On the one hand, SARS-CoV-2 may affect the intestinal microbiota promoting dysbiosis, as we have seen in this study in both neonates and toddlers. Nevertheless, the pre-existing microbiota may play an important role in determining individual susceptibility and resilience to COVID-19 as it has been suggested by other authors [40, 47]. Gut microbiota colonization in early infancy is linked with the immune system development and response [29]. Gut health at the time of SARS-CoV-2 infection may be critical and could be one of the reasons for the differences observed in the severity of symptoms among paediatric cases, from asymptomatic to requiring intensive care unit (ICU) admission. Underactive immune response, associated with microbial dysbiosis, such as that observed in infants in this work, may render the enteric mucosa more susceptible to invasion by pathogens, such as SARS-CoV-2, and therefore, it may affect disease progression, leading to potential complications.

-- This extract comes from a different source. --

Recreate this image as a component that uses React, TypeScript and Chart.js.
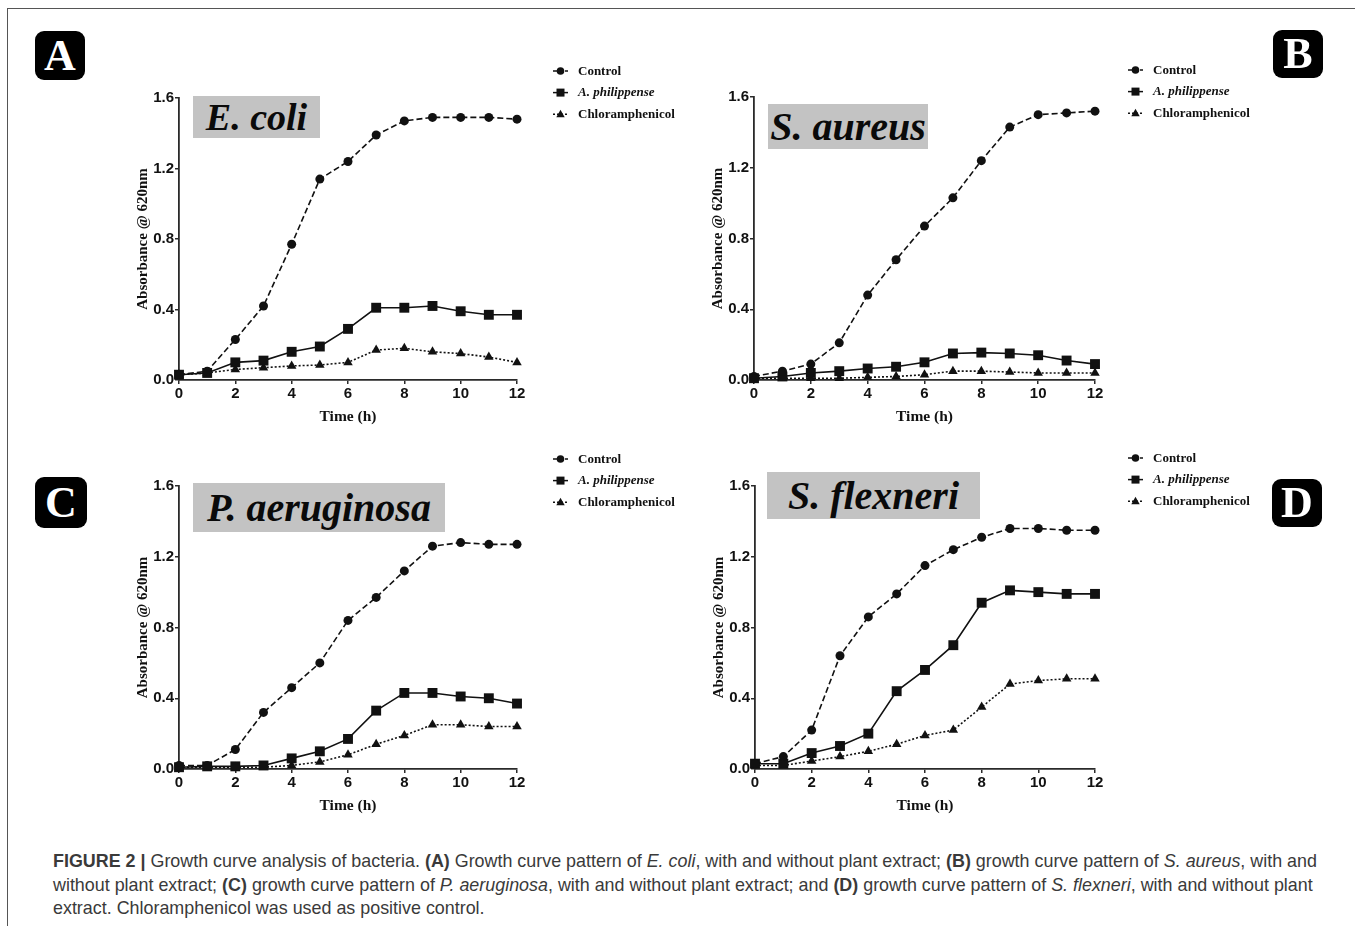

This study was a preliminary work in infants younger than 2 years old, which explains some of its limitations, such as the reduced number of participants and the low quantity of sample recovered.This was derived to the difficulties experienced to access to this type of hospitalized patients during the pandemic due to the health alert situation and the critical studied population. All previous works with paediatric population with COVID-19 points how the sample size (with numbers varying from 9 to 13 patients) can be a limitation in finding relevant changes [15, 16]. Another potential bias in our work is the medical treatment received by the patients, and that despite samples were collected in the first deposition at hospital within the first 12 h after admission, we cannot dismiss some effect on the faecal parameters determined in the study. However, we consider that there is very few information regarding the affectation of the microbiota and the local immune reactivity in the GI tract in infants with SARS-CoV-2 infection, especially in those with moderate or severe manifestations. Unfortunately, in our work, it has not been possible to assess the different variants of the virus, which should be investigated in future studies to provide new hypotheses in the relationship between gut microbiota in infancy and COVID-19. More descriptive studies would contribute to fill this gap of knowledge and could give some light into the reasons leading to hospitalization.

Conclusions

This study is presenting the first evidence of an aberrant microbiota profile together with a poor intestinal immune maturation trend in hospitalized infants under 3 months of age with COVID-19. Although with a reduced sample size our results point to a scenario that could facilitate severe disease caused by SARS-CoV-2. Additionally, B. breve has been seen as main depleted beneficial commensal in these patients’ gut. Novelty results connecting microbiota with SARS-CoV-2 in infant population will be useful to generate new hypotheses to test dietary strategies with probiotics in viral diseases.